I am interested in the possibility that we cannot solve this problem by the means at our disposal. Thought – the brain’s output – is powerful, often in admirable ways, but it lacks the means to self-correct. What I am calling wisdom is really just the capacity to be self-aware and self-reflective and it seems to be largely if not entirely absent. Wisdom sees the incoherence inherent in thought and sees too the way that thought denies its incoherence – by obscuring it or by projecting it outward. In this sense, wisdom is not a new way of thinking but a way of being aware of thinking. If we can watch thought – at the personal level and the cultural level both – without judging it then we create some space in which a new movement is possible.
It is easy to say that nuclear war is not rational. Plenty of writers and thinkers and soldiers and politicians have said that over the years. Ever since the first bombs were dropped on Nagasaki and Hiroshima, there have been voices challenging the ethics and morality of utilizing such power. But the presence of those voices – the persuasiveness of their arguments, their organization into focused collectives, and so forth – has done nothing to slow or contain the growth of that power. We have created and set loose the very chaos and instability that we once sought to inure ourselves against.

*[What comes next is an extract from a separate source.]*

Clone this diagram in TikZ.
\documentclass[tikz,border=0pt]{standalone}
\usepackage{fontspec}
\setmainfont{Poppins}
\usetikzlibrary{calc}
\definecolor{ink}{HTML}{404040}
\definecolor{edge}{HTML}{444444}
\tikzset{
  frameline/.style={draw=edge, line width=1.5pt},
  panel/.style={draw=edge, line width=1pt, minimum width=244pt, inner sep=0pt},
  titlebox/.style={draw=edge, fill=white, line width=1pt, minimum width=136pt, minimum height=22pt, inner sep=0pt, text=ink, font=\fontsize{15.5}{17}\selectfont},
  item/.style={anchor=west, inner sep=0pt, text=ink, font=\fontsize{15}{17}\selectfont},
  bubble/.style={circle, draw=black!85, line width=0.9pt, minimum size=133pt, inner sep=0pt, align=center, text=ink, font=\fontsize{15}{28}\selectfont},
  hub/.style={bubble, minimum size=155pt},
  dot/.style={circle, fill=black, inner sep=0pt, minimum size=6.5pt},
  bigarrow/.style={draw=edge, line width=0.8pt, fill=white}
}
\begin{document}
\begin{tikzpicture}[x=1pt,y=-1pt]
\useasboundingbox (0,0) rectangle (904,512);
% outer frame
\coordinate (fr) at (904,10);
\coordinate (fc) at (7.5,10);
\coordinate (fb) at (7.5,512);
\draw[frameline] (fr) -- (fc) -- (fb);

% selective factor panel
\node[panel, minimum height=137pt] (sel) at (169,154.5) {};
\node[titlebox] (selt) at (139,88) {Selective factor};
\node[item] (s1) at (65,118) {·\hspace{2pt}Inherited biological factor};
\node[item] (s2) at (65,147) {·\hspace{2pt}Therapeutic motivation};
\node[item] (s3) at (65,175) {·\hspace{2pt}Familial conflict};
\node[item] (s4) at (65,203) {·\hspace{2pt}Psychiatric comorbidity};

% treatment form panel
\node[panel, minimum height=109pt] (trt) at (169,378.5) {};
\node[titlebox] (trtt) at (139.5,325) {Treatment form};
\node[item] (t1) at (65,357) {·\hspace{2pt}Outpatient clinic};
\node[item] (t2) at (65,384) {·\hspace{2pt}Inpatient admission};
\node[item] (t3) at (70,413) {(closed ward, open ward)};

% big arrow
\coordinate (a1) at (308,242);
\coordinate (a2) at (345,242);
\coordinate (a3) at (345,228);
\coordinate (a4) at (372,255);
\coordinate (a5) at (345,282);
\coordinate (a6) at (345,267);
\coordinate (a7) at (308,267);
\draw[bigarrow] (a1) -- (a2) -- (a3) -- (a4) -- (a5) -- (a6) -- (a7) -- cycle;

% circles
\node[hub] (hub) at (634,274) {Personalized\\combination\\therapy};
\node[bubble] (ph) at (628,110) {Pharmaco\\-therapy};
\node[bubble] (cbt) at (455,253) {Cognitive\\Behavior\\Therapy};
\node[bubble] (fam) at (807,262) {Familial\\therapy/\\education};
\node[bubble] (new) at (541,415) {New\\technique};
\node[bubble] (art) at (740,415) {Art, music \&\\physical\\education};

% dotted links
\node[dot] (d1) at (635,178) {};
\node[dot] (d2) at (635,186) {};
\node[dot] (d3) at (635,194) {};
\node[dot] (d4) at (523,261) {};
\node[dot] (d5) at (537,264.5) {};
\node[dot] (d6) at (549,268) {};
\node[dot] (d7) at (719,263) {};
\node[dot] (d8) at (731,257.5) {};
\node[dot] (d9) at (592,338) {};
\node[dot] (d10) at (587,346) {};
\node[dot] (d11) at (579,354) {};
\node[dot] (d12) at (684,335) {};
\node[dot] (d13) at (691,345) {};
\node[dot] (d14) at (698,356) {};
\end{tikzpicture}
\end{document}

If we see this, then we might begin to say that opposition as we traditionally understand it – logic, persuasion, demonstration and so forth – are not working. Perhaps we might even begin to see that they are part of the problem because they arise from – and reinforce – the source of the problem. If we can look at this without judgment – if we can be aware of what is happening and our thought is implicated in what is happening, then we can become aware of the incoherence, which is often quite subtle, quite hard to catch. But even a glimpse – just seeing that what we are doing is not working either at the production of nuclear power end or at the opposition to that power – can help us to establish a ground from which some new possibility might emerge.
Indeed, it seems to me that under present circumstances there is no greater calling.